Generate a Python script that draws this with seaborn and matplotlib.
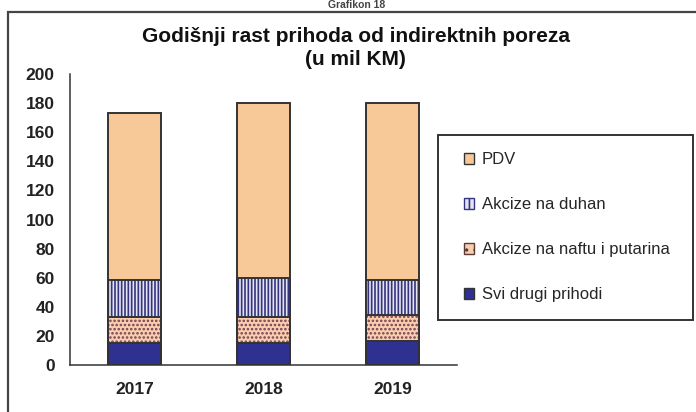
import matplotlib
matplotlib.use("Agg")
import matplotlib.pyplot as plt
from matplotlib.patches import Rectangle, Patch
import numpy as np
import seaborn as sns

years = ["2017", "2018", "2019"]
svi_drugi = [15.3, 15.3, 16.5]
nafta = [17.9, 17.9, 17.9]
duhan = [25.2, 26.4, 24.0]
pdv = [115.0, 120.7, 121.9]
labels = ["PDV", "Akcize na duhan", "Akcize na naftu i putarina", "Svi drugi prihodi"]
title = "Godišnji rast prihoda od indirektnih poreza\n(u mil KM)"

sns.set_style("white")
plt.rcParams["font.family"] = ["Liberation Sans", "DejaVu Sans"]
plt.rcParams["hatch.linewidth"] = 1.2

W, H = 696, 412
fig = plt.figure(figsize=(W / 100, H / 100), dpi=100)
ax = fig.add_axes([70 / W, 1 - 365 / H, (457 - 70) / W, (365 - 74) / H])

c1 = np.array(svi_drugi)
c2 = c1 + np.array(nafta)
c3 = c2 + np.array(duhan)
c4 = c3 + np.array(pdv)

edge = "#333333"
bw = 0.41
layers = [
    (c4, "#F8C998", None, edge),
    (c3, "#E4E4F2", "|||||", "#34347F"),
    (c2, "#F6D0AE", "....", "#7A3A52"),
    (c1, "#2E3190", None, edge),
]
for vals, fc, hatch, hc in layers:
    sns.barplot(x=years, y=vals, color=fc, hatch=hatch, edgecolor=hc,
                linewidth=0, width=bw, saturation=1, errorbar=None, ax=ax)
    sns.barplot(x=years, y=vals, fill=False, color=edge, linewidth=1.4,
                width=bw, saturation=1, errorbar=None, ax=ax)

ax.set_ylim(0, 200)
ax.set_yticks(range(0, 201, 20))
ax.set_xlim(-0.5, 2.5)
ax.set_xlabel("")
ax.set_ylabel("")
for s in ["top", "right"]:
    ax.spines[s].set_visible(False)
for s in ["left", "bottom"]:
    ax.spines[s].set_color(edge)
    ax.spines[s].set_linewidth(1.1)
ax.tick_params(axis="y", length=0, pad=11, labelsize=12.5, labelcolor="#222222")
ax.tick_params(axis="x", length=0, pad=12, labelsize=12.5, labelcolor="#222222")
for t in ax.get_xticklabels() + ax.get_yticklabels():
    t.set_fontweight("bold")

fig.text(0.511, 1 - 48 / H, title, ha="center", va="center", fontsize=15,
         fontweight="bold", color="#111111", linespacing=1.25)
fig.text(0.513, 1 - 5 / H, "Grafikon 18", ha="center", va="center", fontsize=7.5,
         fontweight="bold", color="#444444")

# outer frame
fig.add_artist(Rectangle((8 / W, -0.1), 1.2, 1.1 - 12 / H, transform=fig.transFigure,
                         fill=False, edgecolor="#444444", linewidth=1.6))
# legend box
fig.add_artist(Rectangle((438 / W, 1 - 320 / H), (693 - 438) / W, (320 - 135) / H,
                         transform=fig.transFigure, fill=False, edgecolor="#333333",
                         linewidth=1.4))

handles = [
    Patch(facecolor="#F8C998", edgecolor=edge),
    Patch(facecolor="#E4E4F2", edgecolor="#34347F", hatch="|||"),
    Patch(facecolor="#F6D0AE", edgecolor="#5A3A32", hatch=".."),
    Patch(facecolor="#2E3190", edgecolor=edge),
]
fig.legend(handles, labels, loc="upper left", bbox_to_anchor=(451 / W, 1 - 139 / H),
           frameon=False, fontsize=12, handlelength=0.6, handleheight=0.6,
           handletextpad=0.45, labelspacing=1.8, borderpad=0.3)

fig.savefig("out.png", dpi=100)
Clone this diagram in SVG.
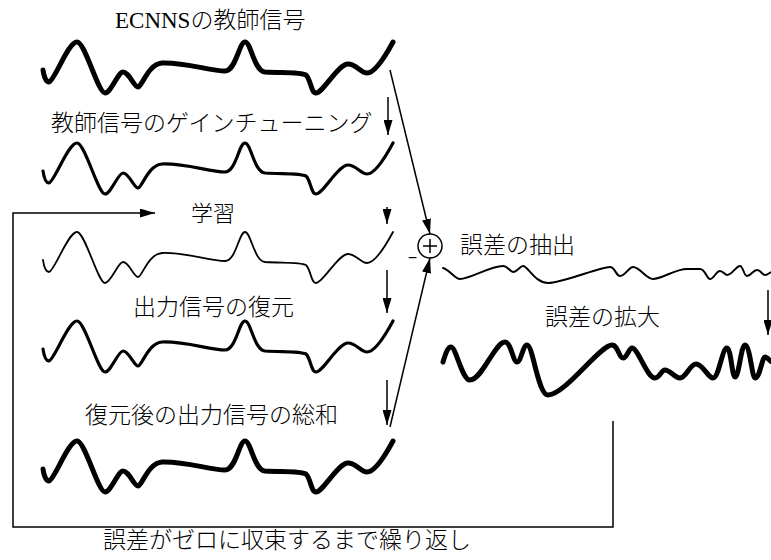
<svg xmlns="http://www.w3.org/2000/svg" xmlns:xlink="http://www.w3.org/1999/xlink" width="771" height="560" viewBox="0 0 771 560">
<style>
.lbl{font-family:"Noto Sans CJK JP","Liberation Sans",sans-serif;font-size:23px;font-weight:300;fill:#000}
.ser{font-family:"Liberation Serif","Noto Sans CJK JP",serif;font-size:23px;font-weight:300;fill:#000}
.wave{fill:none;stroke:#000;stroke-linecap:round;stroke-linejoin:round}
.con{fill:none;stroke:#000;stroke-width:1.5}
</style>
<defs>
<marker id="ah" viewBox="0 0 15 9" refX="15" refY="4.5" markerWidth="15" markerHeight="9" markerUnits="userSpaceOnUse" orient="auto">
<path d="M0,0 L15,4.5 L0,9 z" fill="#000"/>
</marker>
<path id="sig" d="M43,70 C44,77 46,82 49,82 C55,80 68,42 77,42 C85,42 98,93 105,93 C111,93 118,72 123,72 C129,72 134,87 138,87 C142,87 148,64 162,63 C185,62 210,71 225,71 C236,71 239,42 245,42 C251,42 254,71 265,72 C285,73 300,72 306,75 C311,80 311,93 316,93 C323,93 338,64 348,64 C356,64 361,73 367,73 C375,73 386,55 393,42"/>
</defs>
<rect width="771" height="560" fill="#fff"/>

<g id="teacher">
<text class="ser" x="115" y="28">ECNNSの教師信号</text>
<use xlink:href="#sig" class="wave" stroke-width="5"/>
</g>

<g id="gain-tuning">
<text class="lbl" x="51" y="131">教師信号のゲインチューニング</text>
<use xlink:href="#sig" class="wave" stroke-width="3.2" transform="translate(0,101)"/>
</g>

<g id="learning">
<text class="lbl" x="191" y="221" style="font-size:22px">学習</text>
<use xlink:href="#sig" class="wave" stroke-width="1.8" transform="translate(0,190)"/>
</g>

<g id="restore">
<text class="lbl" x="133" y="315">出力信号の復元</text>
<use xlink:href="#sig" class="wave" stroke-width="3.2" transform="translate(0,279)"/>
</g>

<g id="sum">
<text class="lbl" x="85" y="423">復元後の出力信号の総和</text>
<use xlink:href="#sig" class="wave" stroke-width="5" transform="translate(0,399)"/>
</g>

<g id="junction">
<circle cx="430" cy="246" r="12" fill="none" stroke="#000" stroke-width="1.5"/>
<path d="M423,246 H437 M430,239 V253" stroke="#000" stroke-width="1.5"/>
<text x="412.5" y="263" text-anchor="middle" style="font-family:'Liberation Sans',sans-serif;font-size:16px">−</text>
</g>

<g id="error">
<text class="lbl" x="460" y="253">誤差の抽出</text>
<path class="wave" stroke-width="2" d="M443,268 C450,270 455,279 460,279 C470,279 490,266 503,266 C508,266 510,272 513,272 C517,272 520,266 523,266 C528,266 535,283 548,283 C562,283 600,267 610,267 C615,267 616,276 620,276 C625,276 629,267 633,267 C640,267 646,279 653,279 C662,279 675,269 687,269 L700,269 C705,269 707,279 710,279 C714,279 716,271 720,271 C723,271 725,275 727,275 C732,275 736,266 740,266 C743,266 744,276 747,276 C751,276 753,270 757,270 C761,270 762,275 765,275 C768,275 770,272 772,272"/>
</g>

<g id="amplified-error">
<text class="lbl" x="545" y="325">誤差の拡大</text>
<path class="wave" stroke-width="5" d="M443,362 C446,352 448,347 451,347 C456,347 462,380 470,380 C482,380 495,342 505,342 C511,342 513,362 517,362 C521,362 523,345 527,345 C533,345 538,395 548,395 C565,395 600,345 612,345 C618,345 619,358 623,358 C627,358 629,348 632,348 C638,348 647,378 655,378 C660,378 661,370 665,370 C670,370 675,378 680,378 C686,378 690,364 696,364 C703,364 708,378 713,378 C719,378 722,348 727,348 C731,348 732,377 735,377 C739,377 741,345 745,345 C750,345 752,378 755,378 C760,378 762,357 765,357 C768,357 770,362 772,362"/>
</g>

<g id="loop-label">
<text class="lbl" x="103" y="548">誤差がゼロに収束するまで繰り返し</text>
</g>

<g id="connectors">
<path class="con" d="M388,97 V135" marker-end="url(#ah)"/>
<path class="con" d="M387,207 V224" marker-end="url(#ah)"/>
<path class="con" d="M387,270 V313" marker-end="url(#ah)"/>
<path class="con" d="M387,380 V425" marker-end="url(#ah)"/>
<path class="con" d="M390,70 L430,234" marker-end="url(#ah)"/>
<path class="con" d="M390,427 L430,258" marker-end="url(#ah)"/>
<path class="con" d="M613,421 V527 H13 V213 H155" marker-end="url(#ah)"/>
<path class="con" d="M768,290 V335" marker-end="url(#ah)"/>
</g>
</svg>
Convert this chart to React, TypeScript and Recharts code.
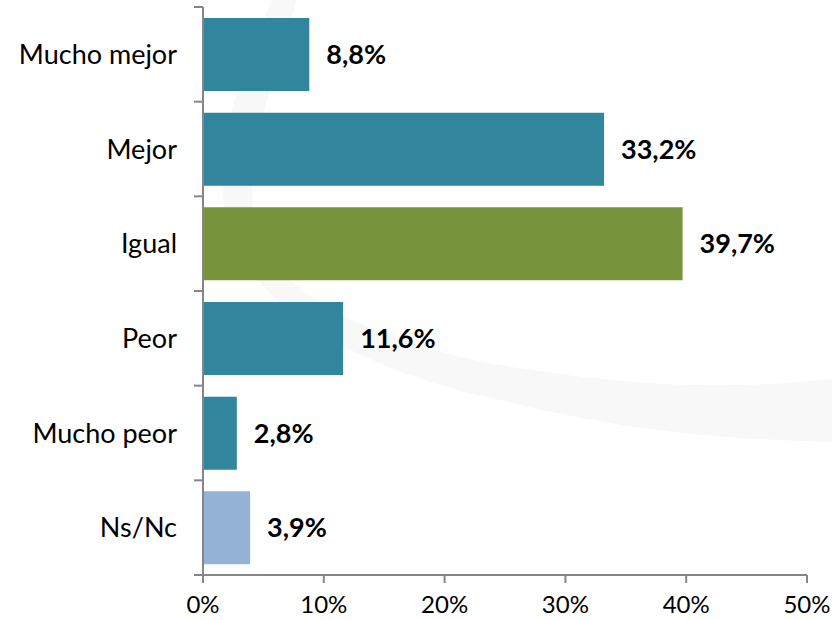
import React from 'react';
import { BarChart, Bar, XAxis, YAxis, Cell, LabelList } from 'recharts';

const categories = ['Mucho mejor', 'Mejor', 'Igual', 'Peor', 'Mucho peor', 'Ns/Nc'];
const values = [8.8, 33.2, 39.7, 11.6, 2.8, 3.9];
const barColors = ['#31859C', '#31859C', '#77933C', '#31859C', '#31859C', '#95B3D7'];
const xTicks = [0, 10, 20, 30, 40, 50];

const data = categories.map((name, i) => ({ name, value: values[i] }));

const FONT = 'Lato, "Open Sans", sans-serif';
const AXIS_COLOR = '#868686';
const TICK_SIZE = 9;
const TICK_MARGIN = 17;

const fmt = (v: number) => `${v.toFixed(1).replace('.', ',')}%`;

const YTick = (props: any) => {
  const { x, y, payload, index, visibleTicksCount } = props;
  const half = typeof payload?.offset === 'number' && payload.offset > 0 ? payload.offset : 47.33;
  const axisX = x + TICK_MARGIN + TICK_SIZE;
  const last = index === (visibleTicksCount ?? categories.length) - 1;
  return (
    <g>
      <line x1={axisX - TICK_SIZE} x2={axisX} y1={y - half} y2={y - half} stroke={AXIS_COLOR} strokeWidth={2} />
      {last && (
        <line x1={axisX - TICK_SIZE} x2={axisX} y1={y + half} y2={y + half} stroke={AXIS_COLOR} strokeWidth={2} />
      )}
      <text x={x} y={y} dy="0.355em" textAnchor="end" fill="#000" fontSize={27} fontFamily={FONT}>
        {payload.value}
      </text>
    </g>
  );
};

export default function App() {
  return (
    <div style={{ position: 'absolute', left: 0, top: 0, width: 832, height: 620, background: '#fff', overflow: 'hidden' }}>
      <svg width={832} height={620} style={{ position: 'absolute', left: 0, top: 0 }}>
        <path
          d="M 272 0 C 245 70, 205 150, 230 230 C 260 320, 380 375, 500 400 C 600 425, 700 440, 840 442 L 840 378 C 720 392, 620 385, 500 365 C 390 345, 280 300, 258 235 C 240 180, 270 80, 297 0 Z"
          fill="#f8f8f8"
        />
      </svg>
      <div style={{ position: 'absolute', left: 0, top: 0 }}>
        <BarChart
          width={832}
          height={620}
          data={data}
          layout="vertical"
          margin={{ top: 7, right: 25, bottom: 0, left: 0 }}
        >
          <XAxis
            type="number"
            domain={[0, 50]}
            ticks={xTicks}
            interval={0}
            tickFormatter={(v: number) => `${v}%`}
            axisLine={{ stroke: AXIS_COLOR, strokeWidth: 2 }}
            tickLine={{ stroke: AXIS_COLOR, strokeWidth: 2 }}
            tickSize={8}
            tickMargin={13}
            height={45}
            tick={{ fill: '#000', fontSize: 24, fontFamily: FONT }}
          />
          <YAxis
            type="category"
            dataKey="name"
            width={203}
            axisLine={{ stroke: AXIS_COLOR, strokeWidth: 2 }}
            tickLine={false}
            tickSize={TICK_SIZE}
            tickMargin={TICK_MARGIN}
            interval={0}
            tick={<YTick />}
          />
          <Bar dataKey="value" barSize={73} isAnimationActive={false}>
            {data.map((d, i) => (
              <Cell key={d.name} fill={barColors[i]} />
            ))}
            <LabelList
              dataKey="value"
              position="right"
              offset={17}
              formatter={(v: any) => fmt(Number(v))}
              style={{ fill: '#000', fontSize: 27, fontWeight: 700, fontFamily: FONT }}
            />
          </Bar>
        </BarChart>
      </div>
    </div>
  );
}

^^^^^^^^

## Problem to solve
Copy nothing but the lines from the top of the material through the line holding "ax = fig.add_axes([70", exactly as written; omit pictures.

## Problem solution
Generate a Python script that draws this with seaborn and matplotlib.
import matplotlib
matplotlib.use("Agg")
import matplotlib.pyplot as plt
from matplotlib.patches import Rectangle, Patch
import numpy as np
import seaborn as sns

years = ["2017", "2018", "2019"]
svi_drugi = [15.3, 15.3, 16.5]
nafta = [17.9, 17.9, 17.9]
duhan = [25.2, 26.4, 24.0]
pdv = [115.0, 120.7, 121.9]
labels = ["PDV", "Akcize na duhan", "Akcize na naftu i putarina", "Svi drugi prihodi"]
title = "Godišnji rast prihoda od indirektnih poreza\n(u mil KM)"

sns.set_style("white")
plt.rcParams["font.family"] = ["Liberation Sans", "DejaVu Sans"]
plt.rcParams["hatch.linewidth"] = 1.2

W, H = 696, 412
fig = plt.figure(figsize=(W / 100, H / 100), dpi=100)
ax = fig.add_axes([70 / W, 1 - 365 / H, (457 - 70) / W, (365 - 74) / H])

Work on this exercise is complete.